▸ Task statement
Can you set down, exactly as they appear below, the lines from the opening of the material through the one bearing "from matplotlib.patches import Rectangle", minus the pictures?

▸ Data for processing

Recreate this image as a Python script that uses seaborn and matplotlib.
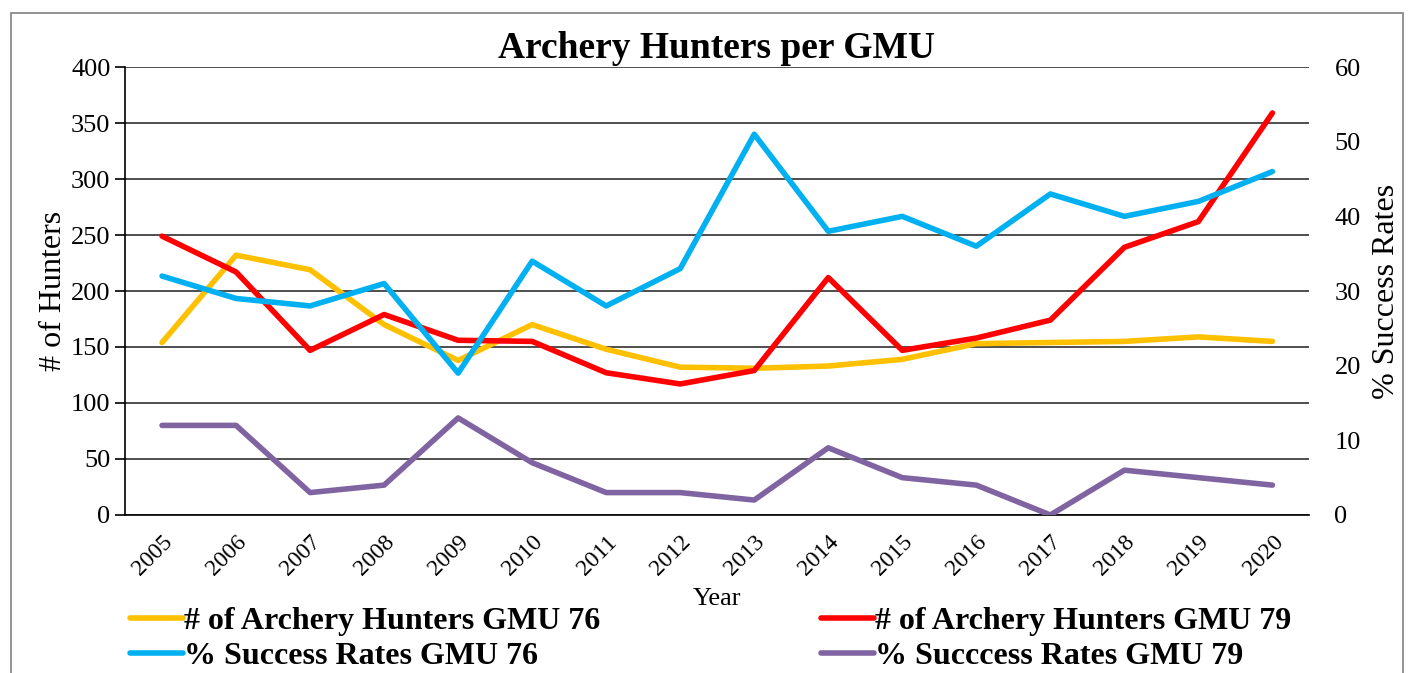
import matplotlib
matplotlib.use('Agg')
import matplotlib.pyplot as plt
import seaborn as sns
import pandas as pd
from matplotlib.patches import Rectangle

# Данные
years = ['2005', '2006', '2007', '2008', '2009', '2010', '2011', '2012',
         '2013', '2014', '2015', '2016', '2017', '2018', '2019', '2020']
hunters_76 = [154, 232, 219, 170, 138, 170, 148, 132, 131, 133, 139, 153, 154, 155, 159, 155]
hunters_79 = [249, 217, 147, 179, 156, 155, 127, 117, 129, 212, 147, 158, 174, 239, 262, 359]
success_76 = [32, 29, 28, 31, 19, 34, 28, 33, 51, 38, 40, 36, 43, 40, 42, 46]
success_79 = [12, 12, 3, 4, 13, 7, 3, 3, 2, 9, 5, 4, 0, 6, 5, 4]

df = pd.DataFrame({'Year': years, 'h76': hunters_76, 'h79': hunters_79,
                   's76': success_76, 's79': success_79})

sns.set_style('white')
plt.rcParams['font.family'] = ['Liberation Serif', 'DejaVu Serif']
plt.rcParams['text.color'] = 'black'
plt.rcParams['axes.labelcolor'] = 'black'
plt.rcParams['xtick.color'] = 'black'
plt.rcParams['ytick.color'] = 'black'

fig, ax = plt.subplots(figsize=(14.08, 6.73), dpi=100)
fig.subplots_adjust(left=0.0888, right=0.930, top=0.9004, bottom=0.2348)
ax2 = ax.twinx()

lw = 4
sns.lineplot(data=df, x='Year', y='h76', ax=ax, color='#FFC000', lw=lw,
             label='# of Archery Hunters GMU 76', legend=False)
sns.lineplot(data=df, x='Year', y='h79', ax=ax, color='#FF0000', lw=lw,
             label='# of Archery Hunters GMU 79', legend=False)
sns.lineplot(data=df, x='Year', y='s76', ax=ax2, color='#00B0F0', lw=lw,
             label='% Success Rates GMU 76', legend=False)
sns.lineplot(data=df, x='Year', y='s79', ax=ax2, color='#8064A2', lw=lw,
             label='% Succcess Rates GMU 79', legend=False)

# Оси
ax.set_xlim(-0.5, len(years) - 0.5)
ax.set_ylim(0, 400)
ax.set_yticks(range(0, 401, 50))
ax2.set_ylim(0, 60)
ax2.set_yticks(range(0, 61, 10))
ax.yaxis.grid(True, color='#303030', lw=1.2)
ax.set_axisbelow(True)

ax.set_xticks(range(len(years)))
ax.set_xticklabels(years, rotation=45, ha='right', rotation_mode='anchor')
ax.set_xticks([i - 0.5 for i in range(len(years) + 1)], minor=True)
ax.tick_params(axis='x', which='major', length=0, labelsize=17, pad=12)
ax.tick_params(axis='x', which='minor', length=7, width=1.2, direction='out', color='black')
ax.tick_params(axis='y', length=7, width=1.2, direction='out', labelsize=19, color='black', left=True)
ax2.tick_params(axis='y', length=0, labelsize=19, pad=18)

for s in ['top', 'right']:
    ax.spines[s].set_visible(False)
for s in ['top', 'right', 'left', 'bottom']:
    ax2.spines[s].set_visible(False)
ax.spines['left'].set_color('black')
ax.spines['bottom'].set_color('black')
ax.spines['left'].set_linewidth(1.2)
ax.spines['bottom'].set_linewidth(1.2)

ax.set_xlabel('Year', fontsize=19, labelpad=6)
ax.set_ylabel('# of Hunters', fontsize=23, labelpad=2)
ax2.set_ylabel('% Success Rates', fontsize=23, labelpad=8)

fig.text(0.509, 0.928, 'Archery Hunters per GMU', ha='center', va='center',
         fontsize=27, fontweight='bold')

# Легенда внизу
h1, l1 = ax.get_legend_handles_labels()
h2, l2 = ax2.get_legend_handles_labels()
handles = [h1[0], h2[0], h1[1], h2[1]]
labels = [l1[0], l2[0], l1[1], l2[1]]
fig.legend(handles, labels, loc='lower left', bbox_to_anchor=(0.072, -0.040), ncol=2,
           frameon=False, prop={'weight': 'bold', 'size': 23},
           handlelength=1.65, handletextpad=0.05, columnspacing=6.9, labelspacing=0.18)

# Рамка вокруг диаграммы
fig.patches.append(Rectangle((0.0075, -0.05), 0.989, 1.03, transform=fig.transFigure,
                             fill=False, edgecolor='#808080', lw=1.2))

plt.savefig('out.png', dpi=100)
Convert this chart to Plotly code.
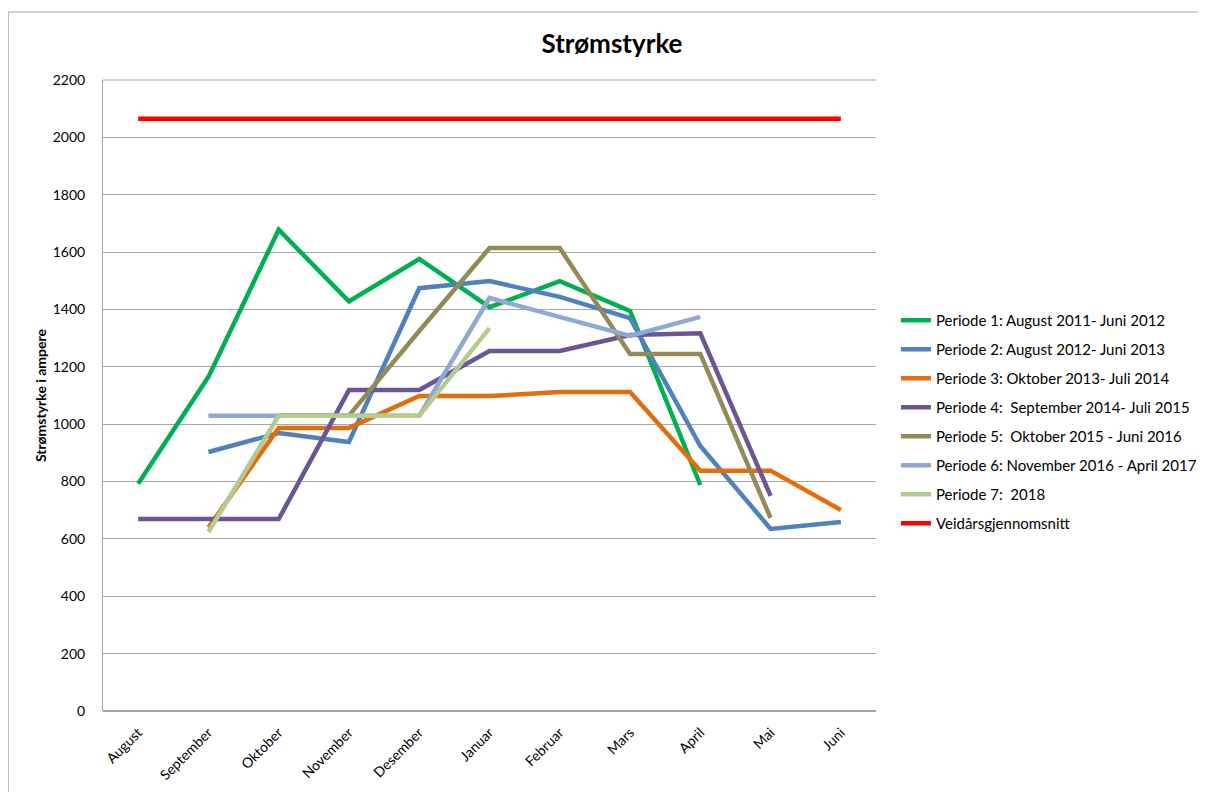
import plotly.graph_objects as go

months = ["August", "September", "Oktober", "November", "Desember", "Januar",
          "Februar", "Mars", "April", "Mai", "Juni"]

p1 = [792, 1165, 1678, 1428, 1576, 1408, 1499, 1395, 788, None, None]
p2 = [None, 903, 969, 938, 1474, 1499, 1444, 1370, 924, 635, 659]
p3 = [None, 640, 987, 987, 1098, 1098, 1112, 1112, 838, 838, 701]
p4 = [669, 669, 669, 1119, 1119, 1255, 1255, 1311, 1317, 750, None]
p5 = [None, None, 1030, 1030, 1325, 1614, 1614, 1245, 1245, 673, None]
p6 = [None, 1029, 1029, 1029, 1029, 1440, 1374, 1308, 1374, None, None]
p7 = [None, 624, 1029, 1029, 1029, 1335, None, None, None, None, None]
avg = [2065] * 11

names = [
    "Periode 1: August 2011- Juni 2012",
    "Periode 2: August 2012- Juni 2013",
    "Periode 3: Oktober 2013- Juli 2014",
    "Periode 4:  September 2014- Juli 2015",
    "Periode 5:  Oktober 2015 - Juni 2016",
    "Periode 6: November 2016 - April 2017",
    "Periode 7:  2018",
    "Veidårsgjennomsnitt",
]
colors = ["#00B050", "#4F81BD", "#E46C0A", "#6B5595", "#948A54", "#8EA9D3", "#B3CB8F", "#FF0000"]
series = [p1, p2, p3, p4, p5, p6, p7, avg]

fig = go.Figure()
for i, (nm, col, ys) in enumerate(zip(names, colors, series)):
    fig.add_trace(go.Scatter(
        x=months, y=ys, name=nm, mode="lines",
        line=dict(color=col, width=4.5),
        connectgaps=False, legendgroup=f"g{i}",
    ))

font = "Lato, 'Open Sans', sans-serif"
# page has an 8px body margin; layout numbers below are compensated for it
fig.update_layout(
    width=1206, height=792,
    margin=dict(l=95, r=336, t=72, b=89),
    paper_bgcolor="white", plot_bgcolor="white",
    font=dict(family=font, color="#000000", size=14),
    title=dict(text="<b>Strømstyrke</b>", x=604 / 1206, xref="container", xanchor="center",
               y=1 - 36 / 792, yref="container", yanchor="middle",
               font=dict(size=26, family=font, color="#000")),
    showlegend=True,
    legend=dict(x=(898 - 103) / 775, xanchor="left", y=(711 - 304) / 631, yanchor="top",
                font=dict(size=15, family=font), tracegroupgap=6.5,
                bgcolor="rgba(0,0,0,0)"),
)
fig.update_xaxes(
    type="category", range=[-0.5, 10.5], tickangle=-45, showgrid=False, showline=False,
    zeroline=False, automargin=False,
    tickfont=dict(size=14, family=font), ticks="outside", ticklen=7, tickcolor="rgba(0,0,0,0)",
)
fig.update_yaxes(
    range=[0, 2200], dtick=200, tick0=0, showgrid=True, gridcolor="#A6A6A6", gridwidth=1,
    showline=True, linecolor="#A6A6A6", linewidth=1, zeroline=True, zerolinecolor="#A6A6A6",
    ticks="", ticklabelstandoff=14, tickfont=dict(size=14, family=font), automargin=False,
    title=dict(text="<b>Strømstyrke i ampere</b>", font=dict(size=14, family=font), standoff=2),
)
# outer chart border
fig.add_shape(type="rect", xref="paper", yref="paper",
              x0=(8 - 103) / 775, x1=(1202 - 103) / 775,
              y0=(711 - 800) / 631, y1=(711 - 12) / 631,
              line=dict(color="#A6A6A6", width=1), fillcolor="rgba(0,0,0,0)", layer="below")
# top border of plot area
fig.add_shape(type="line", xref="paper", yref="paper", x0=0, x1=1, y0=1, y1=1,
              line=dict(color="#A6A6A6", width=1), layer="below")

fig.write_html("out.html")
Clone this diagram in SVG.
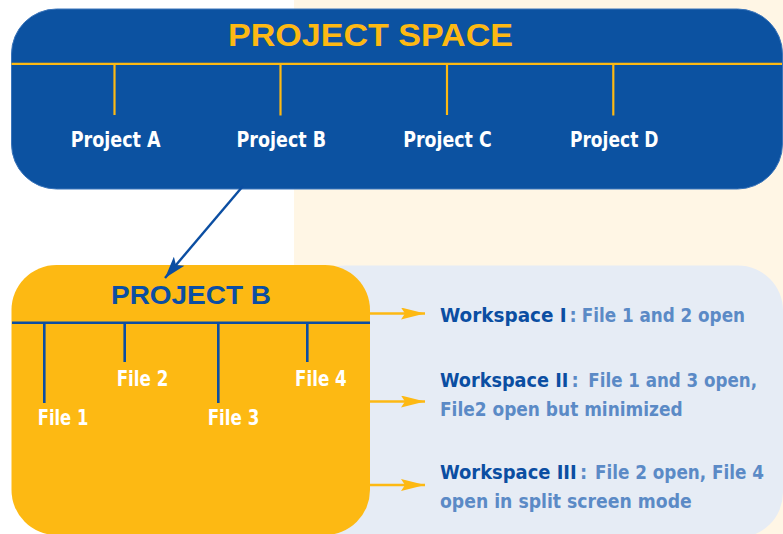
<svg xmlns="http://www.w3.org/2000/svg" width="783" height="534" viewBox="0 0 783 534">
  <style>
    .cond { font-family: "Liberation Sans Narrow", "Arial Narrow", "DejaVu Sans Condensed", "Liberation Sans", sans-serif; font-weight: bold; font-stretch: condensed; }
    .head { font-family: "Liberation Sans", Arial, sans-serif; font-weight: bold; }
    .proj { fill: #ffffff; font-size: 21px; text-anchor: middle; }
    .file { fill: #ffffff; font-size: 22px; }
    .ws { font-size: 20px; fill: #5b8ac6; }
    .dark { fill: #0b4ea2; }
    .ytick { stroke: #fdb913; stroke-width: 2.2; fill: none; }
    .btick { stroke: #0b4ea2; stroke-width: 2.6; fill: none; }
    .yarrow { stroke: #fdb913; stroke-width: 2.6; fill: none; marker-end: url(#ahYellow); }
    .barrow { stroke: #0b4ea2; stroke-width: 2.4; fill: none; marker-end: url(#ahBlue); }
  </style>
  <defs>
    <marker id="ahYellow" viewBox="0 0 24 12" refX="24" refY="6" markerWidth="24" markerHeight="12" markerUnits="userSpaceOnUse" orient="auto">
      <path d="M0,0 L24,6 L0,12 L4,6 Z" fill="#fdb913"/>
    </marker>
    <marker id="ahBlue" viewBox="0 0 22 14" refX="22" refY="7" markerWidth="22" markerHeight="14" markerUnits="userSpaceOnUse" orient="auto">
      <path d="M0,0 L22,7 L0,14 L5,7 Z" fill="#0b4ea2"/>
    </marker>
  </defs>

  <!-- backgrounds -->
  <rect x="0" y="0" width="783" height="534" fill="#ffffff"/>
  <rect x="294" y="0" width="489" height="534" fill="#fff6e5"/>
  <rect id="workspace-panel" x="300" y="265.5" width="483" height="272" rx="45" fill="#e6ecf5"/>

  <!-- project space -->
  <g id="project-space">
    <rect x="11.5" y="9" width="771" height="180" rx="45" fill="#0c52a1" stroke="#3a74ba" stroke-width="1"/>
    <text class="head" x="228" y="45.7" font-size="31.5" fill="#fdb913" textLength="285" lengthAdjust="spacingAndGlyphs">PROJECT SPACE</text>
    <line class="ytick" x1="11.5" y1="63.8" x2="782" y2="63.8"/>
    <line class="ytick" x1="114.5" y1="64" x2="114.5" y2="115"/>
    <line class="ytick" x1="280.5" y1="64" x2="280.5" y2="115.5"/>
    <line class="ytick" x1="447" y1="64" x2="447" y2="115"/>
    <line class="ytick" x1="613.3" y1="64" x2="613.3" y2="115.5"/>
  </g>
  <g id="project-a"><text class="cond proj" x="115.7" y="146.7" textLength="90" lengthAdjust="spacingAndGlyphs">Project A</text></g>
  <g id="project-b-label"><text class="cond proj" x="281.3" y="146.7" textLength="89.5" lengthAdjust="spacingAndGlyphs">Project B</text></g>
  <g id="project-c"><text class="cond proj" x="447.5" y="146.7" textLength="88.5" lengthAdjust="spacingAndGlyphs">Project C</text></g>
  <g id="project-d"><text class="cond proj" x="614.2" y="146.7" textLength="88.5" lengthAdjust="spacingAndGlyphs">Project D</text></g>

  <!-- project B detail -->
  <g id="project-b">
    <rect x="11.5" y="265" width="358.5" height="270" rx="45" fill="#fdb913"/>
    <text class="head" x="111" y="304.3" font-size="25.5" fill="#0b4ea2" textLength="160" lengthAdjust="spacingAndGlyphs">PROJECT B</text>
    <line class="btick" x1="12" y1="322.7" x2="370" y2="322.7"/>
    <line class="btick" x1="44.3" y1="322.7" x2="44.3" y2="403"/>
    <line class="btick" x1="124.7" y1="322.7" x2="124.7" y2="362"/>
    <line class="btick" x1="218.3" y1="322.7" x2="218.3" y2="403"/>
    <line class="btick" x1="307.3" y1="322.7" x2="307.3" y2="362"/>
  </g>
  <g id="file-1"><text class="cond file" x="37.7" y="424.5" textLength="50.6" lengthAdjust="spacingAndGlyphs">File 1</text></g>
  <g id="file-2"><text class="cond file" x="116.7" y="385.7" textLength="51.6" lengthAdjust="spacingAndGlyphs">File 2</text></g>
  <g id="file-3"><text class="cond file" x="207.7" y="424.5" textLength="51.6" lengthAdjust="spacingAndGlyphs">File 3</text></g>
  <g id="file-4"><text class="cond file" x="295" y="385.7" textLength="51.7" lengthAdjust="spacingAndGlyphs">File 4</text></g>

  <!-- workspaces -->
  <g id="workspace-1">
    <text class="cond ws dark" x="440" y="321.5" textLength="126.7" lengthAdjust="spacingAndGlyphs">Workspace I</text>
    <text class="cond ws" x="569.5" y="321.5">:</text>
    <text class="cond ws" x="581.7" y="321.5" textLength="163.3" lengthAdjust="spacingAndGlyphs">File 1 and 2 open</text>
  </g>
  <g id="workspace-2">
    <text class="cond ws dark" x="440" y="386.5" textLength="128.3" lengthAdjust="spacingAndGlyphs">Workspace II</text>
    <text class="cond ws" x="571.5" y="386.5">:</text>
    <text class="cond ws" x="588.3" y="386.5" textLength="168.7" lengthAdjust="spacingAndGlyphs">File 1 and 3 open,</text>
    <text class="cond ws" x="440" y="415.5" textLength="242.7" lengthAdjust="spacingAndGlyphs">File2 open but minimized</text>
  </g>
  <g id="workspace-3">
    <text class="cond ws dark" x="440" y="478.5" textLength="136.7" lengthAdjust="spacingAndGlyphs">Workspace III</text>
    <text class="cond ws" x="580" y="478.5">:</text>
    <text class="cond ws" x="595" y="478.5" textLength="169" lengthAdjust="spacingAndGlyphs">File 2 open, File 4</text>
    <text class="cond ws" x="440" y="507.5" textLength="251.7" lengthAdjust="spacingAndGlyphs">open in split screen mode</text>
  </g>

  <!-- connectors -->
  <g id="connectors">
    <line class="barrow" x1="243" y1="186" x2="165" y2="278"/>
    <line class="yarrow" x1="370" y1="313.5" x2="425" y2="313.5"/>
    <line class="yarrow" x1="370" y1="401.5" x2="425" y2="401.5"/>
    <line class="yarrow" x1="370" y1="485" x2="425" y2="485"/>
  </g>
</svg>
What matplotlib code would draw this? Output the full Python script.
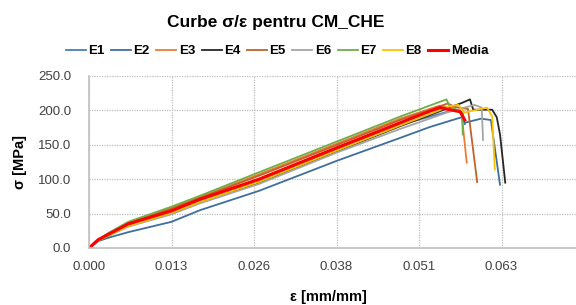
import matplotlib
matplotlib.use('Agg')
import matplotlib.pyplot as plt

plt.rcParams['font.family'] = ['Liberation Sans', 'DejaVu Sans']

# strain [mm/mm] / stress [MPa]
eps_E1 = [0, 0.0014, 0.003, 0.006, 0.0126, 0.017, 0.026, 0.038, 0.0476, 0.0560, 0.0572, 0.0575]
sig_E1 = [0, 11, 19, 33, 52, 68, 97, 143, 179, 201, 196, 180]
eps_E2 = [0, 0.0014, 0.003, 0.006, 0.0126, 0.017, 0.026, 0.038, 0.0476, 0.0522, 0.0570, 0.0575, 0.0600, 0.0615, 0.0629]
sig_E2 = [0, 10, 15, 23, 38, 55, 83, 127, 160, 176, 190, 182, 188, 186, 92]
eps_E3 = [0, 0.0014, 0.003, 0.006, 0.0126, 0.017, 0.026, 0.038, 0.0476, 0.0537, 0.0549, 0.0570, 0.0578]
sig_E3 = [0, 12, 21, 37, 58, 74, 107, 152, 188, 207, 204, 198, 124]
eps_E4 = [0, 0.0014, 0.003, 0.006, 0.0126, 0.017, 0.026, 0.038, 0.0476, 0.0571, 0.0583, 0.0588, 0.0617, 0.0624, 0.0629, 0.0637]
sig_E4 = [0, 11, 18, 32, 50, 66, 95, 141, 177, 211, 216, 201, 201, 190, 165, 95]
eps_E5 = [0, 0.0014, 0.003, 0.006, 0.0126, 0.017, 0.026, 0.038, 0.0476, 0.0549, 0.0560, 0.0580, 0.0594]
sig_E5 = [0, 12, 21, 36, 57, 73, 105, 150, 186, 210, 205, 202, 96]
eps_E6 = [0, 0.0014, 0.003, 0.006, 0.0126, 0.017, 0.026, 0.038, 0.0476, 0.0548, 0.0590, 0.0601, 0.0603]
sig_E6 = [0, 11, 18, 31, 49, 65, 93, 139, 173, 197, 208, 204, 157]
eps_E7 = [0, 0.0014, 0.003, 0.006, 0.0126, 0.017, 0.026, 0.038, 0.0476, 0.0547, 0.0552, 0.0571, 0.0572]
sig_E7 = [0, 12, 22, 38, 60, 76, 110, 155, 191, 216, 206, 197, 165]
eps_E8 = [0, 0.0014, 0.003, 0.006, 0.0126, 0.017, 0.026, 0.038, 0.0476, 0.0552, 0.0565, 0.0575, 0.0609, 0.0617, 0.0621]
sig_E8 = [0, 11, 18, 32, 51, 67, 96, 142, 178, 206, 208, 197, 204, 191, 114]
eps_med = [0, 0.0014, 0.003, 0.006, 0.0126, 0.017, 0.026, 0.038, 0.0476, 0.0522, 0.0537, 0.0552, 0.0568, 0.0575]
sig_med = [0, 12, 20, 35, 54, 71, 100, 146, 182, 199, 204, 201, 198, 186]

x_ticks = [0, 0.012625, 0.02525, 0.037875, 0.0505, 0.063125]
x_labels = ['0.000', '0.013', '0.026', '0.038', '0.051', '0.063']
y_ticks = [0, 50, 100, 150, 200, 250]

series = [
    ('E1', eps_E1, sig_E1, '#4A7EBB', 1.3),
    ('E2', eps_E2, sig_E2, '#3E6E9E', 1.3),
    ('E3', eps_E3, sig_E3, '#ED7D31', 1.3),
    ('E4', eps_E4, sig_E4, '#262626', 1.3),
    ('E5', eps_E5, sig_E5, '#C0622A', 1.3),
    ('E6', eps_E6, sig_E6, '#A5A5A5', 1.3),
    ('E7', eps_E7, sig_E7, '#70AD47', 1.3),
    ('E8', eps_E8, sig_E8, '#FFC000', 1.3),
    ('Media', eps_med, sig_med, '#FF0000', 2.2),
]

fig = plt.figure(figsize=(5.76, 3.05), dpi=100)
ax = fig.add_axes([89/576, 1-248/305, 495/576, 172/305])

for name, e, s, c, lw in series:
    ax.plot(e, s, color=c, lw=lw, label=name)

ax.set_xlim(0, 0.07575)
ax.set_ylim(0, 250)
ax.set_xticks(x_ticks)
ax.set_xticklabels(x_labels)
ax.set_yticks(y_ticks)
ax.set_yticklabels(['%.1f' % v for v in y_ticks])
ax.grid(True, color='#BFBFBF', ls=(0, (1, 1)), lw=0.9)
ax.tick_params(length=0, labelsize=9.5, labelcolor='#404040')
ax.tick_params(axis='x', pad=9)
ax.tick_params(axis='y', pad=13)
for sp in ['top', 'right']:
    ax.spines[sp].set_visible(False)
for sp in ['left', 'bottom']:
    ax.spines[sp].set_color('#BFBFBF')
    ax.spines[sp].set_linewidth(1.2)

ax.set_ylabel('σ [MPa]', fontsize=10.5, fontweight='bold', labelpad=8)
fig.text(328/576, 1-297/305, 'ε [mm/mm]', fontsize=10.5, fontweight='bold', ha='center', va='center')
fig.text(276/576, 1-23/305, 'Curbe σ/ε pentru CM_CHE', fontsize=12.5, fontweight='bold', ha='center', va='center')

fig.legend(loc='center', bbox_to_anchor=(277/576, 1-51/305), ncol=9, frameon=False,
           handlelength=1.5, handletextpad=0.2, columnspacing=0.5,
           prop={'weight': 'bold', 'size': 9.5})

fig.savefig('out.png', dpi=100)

▸ Task response
Recreate this image as a Python script that uses seaborn and matplotlib.
import matplotlib
matplotlib.use('Agg')
import matplotlib.pyplot as plt
import seaborn as sns
import pandas as pd
from matplotlib.patches import Rectangle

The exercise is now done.